Finance has a unique role to play
This isn’t about asking CFOs to become environmental specialists. It is about recognising that finance sits at the centre of organisational decision-making. The finance function already evaluates risk, prioritises investment, measures performance and informs strategic choices. Nature-related considerations simply need to become another input into those existing processes. Rather than creating entirely new frameworks, organisations should look at integrating nature into existing governance structures, enterprise risk management, budgeting, capital planning and performance reporting. Doing so not only strengthens resilience but also helps avoid creating parallel processes that increase complexity.
ESG needs to become part of enterprise performance
One of the biggest challenges organisations face isn’t recognising that nature-related risks exist. It’s understanding how those risks translate into business performance. Too often, ESG data lives separately from financial data. Sustainability teams track environmental metrics. Finance tracks budgets, forecasts and profitability. Operations monitor supply chains. Procurement manages suppliers. Each function has part of the picture, but very few organisations have a single view of how these factors influence one another. That’s where Enterprise Performance Management (EPM) comes in. Modern EPM platforms allow organisations to integrate financial, operational and ESG data into a single planning environment. Instead of treating sustainability reporting as a separate compliance exercise, organisations can begin managing nature-related risks alongside financial performance, capital planning, operational planning and strategic decision-making. As expectations around ESG integration and reporting continue to evolve, finance leaders will increasingly be expected to answer questions that traditional financial systems were never designed to address. Answering these questions requires more than spreadsheets and historical reports. It requires connected planning, trusted data, subject experts and the ability to model multiple scenarios before decisions are made.
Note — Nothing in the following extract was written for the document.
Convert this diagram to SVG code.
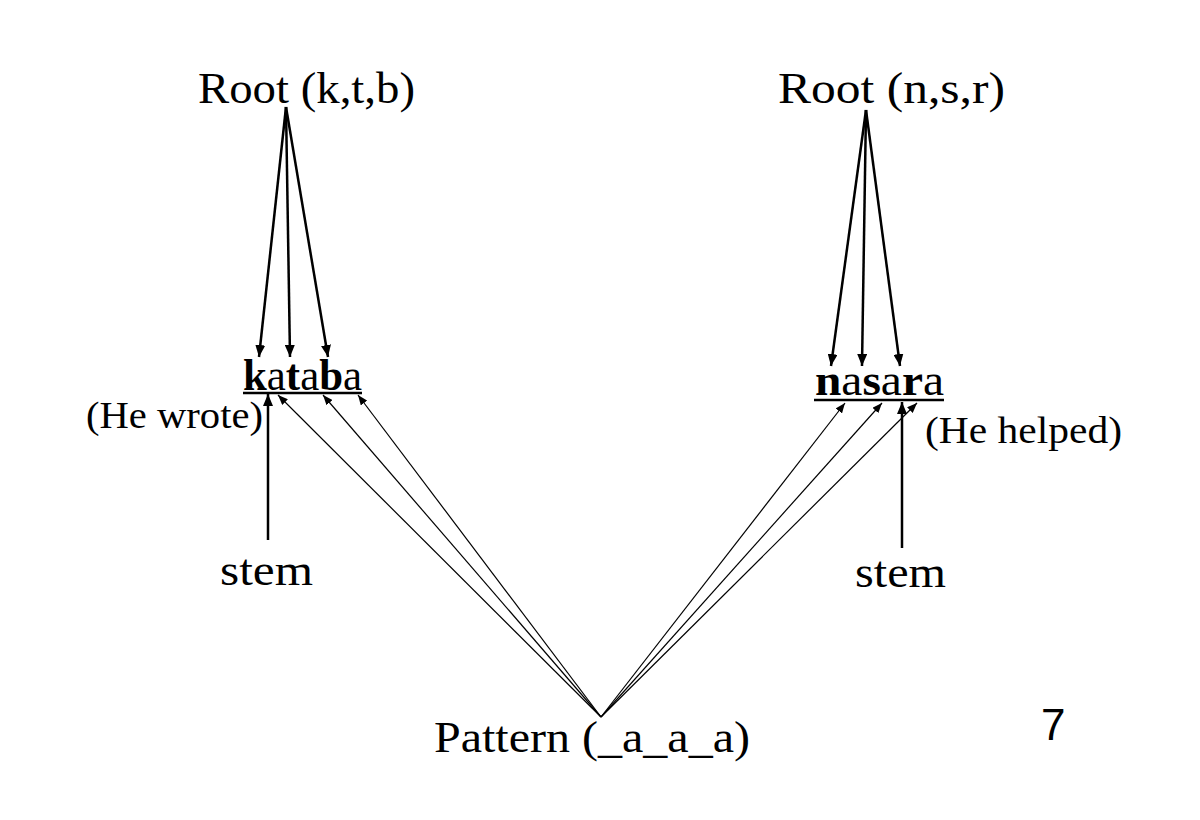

The future belongs to organisations that ask better questions
One of the biggest misconceptions surrounding nature-related risk is that organisations need all the answers before taking action. They don’t. What they need is the willingness to start asking better questions. As financial, environmental and operational risks become increasingly interconnected, ESG can no longer sit alongside enterprise performance, it must become part of it. Organisations that integrate ESG into planning, forecasting and strategic decision-making will be better equipped to manage uncertainty, identify opportunities and build long-term resilience. For today’s CFO, the challenge isn’t simply measuring nature-related risks. It’s unearthing those risks and understanding how theyose risks influence enterprise performance, and having the tools to act on those insights before they become tomorrow’s financial results.